EXERCISE AIM:
Pictures stay out of the copy; restate everything else in the material exactly.

+++ INFORMATION PROVIDED +++

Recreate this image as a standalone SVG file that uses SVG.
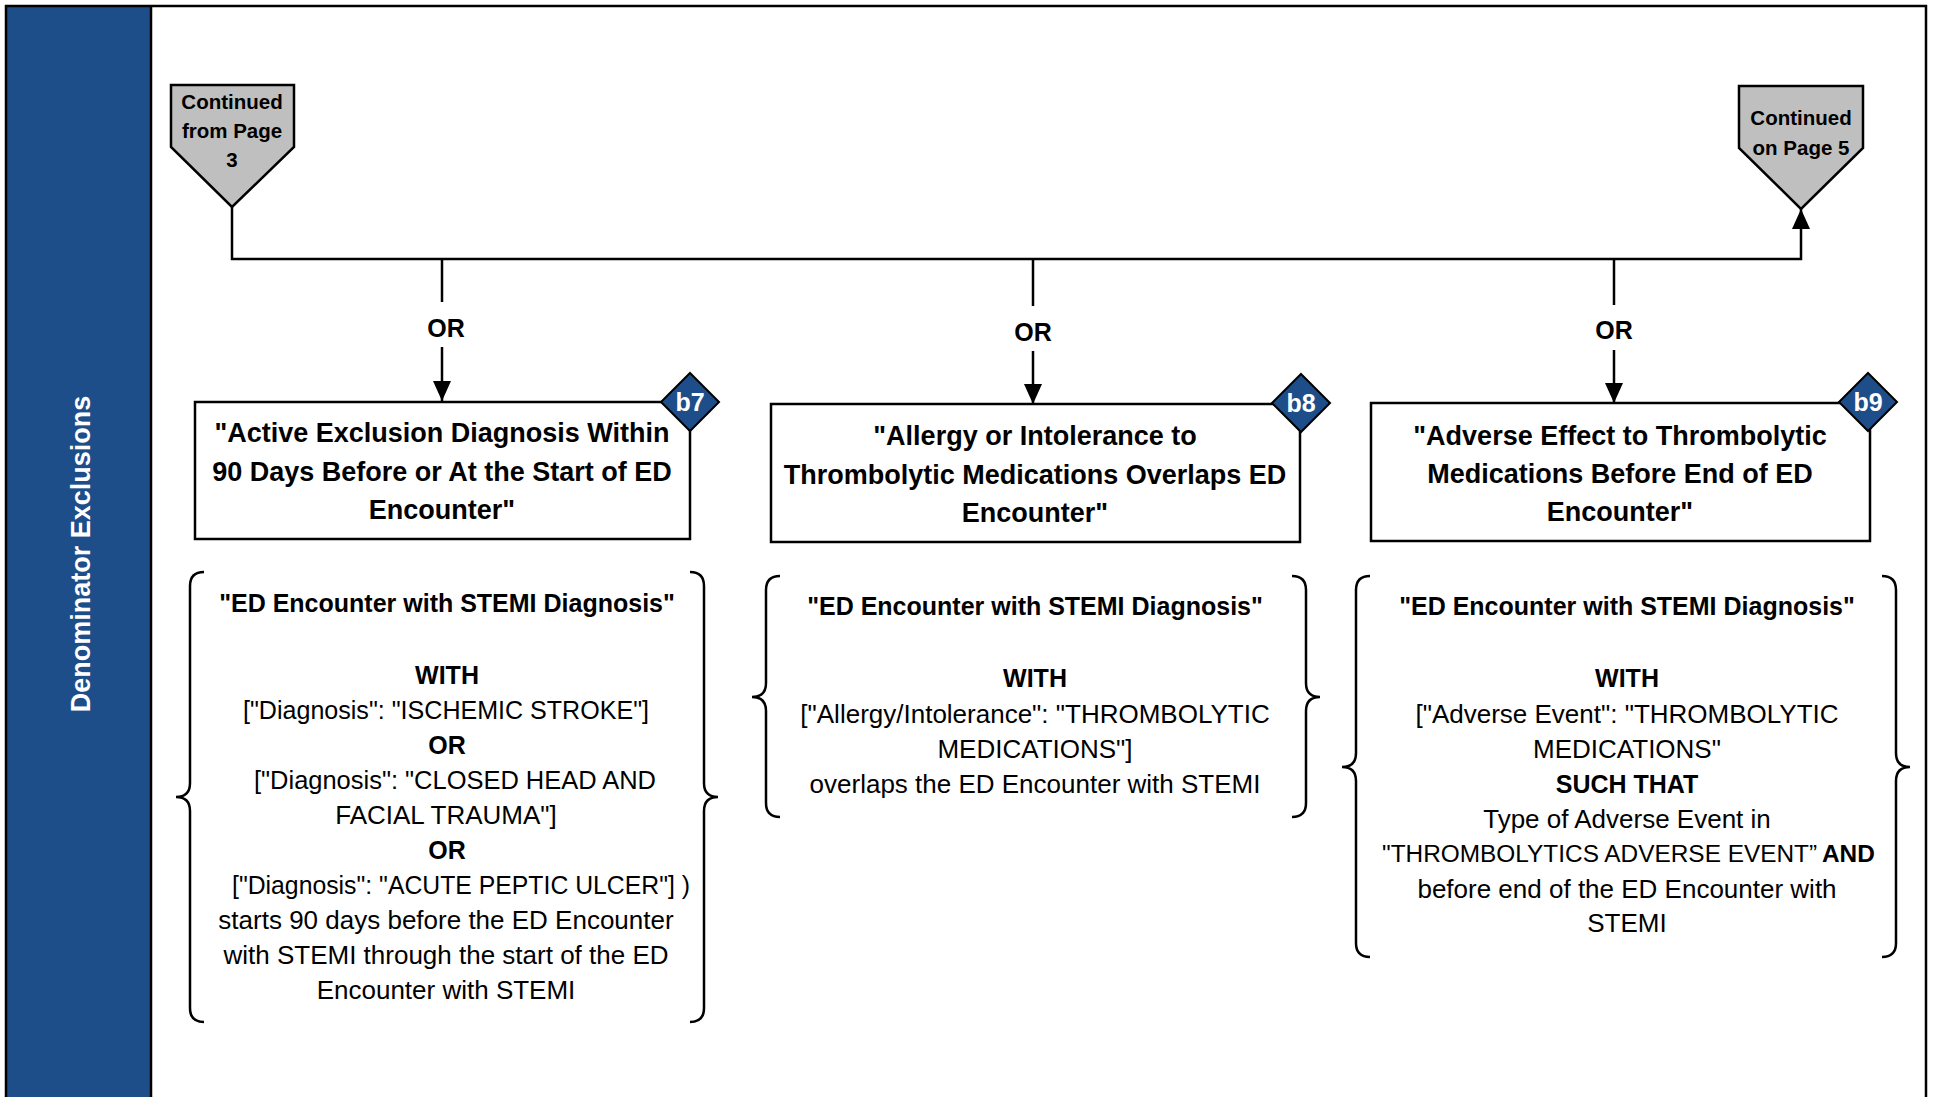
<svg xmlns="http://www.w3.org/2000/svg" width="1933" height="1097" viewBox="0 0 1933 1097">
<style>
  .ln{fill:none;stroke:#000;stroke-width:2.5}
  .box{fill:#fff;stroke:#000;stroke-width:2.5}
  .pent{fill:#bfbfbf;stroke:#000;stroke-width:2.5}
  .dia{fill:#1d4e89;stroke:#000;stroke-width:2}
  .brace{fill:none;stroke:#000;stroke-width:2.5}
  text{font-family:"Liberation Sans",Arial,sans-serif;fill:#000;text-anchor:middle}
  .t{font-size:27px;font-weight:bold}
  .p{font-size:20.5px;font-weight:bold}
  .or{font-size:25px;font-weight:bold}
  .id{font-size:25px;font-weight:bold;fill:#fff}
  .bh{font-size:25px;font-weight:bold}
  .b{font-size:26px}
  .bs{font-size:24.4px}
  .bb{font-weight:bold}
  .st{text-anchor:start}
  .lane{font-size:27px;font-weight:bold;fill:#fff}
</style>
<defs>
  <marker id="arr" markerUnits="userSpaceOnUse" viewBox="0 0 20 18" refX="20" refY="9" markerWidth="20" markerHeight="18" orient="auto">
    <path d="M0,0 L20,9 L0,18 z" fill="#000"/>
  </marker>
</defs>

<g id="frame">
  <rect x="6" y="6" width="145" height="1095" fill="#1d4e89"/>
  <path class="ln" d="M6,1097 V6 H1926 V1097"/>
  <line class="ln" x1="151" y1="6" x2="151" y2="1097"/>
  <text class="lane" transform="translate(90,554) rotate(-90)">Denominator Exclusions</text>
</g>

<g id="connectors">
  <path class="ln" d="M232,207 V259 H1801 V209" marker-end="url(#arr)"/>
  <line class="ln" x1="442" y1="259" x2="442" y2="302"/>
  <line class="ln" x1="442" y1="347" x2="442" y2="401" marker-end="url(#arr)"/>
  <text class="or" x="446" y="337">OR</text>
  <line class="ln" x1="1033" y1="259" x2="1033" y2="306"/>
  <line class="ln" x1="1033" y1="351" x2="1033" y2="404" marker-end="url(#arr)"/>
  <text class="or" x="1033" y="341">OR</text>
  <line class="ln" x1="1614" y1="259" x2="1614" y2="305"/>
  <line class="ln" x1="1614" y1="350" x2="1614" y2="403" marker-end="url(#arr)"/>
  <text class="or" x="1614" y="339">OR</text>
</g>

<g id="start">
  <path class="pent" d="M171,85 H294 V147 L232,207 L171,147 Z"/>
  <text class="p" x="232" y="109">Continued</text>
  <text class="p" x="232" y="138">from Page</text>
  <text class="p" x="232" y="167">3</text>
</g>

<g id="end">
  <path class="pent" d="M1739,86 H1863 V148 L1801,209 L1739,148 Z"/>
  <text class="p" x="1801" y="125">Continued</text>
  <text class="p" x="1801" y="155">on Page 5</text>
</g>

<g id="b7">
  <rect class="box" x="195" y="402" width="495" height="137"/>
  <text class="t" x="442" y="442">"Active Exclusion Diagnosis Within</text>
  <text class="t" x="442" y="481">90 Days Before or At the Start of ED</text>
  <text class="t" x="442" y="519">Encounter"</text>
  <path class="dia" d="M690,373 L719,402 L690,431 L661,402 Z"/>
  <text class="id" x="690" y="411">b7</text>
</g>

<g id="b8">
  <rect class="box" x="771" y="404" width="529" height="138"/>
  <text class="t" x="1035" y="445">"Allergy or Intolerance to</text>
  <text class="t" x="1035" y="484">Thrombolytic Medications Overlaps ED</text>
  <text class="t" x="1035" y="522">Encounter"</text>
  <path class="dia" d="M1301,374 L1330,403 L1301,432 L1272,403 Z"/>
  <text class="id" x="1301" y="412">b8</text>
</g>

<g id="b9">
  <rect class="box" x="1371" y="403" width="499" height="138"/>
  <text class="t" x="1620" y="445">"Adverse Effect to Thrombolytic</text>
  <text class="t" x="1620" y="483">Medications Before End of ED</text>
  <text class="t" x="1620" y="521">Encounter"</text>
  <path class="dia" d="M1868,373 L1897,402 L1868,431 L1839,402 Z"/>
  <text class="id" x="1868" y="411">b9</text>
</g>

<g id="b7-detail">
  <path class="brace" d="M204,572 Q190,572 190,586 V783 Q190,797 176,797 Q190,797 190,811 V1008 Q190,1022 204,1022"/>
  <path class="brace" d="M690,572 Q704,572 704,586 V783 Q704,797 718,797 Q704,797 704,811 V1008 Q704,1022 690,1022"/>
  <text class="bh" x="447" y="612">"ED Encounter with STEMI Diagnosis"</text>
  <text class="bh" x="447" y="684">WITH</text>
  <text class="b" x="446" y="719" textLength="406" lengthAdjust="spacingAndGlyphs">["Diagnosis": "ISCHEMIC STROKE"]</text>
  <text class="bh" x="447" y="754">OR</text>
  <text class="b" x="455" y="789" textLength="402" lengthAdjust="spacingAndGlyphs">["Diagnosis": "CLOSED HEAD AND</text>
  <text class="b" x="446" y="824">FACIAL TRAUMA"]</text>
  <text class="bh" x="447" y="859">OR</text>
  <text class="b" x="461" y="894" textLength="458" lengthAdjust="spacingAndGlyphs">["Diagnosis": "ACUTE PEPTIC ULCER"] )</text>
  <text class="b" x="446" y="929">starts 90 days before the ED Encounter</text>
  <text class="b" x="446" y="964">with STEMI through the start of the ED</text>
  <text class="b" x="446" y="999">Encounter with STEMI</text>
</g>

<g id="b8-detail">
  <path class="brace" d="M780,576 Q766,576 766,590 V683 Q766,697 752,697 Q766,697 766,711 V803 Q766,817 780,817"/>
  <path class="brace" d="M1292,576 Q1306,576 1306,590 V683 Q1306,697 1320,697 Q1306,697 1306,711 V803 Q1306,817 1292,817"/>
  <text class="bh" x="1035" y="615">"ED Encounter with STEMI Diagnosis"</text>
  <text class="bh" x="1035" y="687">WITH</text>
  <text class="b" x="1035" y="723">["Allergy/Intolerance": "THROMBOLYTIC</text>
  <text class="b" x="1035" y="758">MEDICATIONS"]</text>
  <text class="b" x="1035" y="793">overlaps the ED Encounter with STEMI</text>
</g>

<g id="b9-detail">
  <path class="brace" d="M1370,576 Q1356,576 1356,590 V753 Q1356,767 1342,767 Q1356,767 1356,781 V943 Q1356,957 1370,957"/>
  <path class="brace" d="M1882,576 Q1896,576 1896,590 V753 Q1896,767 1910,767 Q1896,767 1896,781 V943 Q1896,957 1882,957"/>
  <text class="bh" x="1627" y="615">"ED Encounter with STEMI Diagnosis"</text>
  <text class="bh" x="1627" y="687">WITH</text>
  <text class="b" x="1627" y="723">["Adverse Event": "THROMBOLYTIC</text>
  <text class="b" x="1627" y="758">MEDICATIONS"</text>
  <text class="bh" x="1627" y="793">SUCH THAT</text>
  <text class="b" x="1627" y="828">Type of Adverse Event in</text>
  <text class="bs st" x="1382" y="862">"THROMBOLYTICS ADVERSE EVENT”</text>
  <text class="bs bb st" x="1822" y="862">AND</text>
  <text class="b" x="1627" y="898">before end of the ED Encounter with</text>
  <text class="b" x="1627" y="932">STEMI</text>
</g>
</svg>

+++

EXERCISE RESPONSE:
Recreate this image as a standalone SVG file that uses SVG.
<svg xmlns="http://www.w3.org/2000/svg" width="1933" height="1097" viewBox="0 0 1933 1097">
<style>
  .ln{fill:none;stroke:#000;stroke-width:2.5}
  .box{fill:#fff;stroke:#000;stroke-width:2.5}
  .pent{fill:#bfbfbf;stroke:#000;stroke-width:2.5}
  .dia{fill:#1d4e89;stroke:#000;stroke-width:2}
  .brace{fill:none;stroke:#000;stroke-width:2.5}
  text{font-family:"Liberation Sans",Arial,sans-serif;fill:#000;text-anchor:middle}
  .t{font-size:27px;font-weight:bold}
  .p{font-size:20.5px;font-weight:bold}
  .or{font-size:25px;font-weight:bold}
  .id{font-size:25px;font-weight:bold;fill:#fff}
  .bh{font-size:25px;font-weight:bold}
  .b{font-size:26px}
  .bs{font-size:24.4px}
  .bb{font-weight:bold}
  .st{text-anchor:start}
  .lane{font-size:27px;font-weight:bold;fill:#fff}
</style>
<defs>
  <marker id="arr" markerUnits="userSpaceOnUse" viewBox="0 0 20 18" refX="20" refY="9" markerWidth="20" markerHeight="18" orient="auto">
    <path d="M0,0 L20,9 L0,18 z" fill="#000"/>
  </marker>
</defs>

<g id="frame">
  <rect x="6" y="6" width="145" height="1095" fill="#1d4e89"/>
  <path class="ln" d="M6,1097 V6 H1926 V1097"/>
  <line class="ln" x1="151" y1="6" x2="151" y2="1097"/>
  <text class="lane" transform="translate(90,554) rotate(-90)">Denominator Exclusions</text>
</g>

<g id="connectors">
  <path class="ln" d="M232,207 V259 H1801 V209" marker-end="url(#arr)"/>
  <line class="ln" x1="442" y1="259" x2="442" y2="302"/>
  <line class="ln" x1="442" y1="347" x2="442" y2="401" marker-end="url(#arr)"/>
  <text class="or" x="446" y="337">OR</text>
  <line class="ln" x1="1033" y1="259" x2="1033" y2="306"/>
  <line class="ln" x1="1033" y1="351" x2="1033" y2="404" marker-end="url(#arr)"/>
  <text class="or" x="1033" y="341">OR</text>
  <line class="ln" x1="1614" y1="259" x2="1614" y2="305"/>
  <line class="ln" x1="1614" y1="350" x2="1614" y2="403" marker-end="url(#arr)"/>
  <text class="or" x="1614" y="339">OR</text>
</g>

<g id="start">
  <path class="pent" d="M171,85 H294 V147 L232,207 L171,147 Z"/>
  <text class="p" x="232" y="109">Continued</text>
  <text class="p" x="232" y="138">from Page</text>
  <text class="p" x="232" y="167">3</text>
</g>

<g id="end">
  <path class="pent" d="M1739,86 H1863 V148 L1801,209 L1739,148 Z"/>
  <text class="p" x="1801" y="125">Continued</text>
  <text class="p" x="1801" y="155">on Page 5</text>
</g>

<g id="b7">
  <rect class="box" x="195" y="402" width="495" height="137"/>
  <text class="t" x="442" y="442">"Active Exclusion Diagnosis Within</text>
  <text class="t" x="442" y="481">90 Days Before or At the Start of ED</text>
  <text class="t" x="442" y="519">Encounter"</text>
  <path class="dia" d="M690,373 L719,402 L690,431 L661,402 Z"/>
  <text class="id" x="690" y="411">b7</text>
</g>

<g id="b8">
  <rect class="box" x="771" y="404" width="529" height="138"/>
  <text class="t" x="1035" y="445">"Allergy or Intolerance to</text>
  <text class="t" x="1035" y="484">Thrombolytic Medications Overlaps ED</text>
  <text class="t" x="1035" y="522">Encounter"</text>
  <path class="dia" d="M1301,374 L1330,403 L1301,432 L1272,403 Z"/>
  <text class="id" x="1301" y="412">b8</text>
</g>

<g id="b9">
  <rect class="box" x="1371" y="403" width="499" height="138"/>
  <text class="t" x="1620" y="445">"Adverse Effect to Thrombolytic</text>
  <text class="t" x="1620" y="483">Medications Before End of ED</text>
  <text class="t" x="1620" y="521">Encounter"</text>
  <path class="dia" d="M1868,373 L1897,402 L1868,431 L1839,402 Z"/>
  <text class="id" x="1868" y="411">b9</text>
</g>

<g id="b7-detail">
  <path class="brace" d="M204,572 Q190,572 190,586 V783 Q190,797 176,797 Q190,797 190,811 V1008 Q190,1022 204,1022"/>
  <path class="brace" d="M690,572 Q704,572 704,586 V783 Q704,797 718,797 Q704,797 704,811 V1008 Q704,1022 690,1022"/>
  <text class="bh" x="447" y="612">"ED Encounter with STEMI Diagnosis"</text>
  <text class="bh" x="447" y="684">WITH</text>
  <text class="b" x="446" y="719" textLength="406" lengthAdjust="spacingAndGlyphs">["Diagnosis": "ISCHEMIC STROKE"]</text>
  <text class="bh" x="447" y="754">OR</text>
  <text class="b" x="455" y="789" textLength="402" lengthAdjust="spacingAndGlyphs">["Diagnosis": "CLOSED HEAD AND</text>
  <text class="b" x="446" y="824">FACIAL TRAUMA"]</text>
  <text class="bh" x="447" y="859">OR</text>
  <text class="b" x="461" y="894" textLength="458" lengthAdjust="spacingAndGlyphs">["Diagnosis": "ACUTE PEPTIC ULCER"] )</text>
  <text class="b" x="446" y="929">starts 90 days before the ED Encounter</text>
  <text class="b" x="446" y="964">with STEMI through the start of the ED</text>
  <text class="b" x="446" y="999">Encounter with STEMI</text>
</g>

<g id="b8-detail">
  <path class="brace" d="M780,576 Q766,576 766,590 V683 Q766,697 752,697 Q766,697 766,711 V803 Q766,817 780,817"/>
  <path class="brace" d="M1292,576 Q1306,576 1306,590 V683 Q1306,697 1320,697 Q1306,697 1306,711 V803 Q1306,817 1292,817"/>
  <text class="bh" x="1035" y="615">"ED Encounter with STEMI Diagnosis"</text>
  <text class="bh" x="1035" y="687">WITH</text>
  <text class="b" x="1035" y="723">["Allergy/Intolerance": "THROMBOLYTIC</text>
  <text class="b" x="1035" y="758">MEDICATIONS"]</text>
  <text class="b" x="1035" y="793">overlaps the ED Encounter with STEMI</text>
</g>

<g id="b9-detail">
  <path class="brace" d="M1370,576 Q1356,576 1356,590 V753 Q1356,767 1342,767 Q1356,767 1356,781 V943 Q1356,957 1370,957"/>
  <path class="brace" d="M1882,576 Q1896,576 1896,590 V753 Q1896,767 1910,767 Q1896,767 1896,781 V943 Q1896,957 1882,957"/>
  <text class="bh" x="1627" y="615">"ED Encounter with STEMI Diagnosis"</text>
  <text class="bh" x="1627" y="687">WITH</text>
  <text class="b" x="1627" y="723">["Adverse Event": "THROMBOLYTIC</text>
  <text class="b" x="1627" y="758">MEDICATIONS"</text>
  <text class="bh" x="1627" y="793">SUCH THAT</text>
  <text class="b" x="1627" y="828">Type of Adverse Event in</text>
  <text class="bs st" x="1382" y="862">"THROMBOLYTICS ADVERSE EVENT”</text>
  <text class="bs bb st" x="1822" y="862">AND</text>
  <text class="b" x="1627" y="898">before end of the ED Encounter with</text>
  <text class="b" x="1627" y="932">STEMI</text>
</g>
</svg>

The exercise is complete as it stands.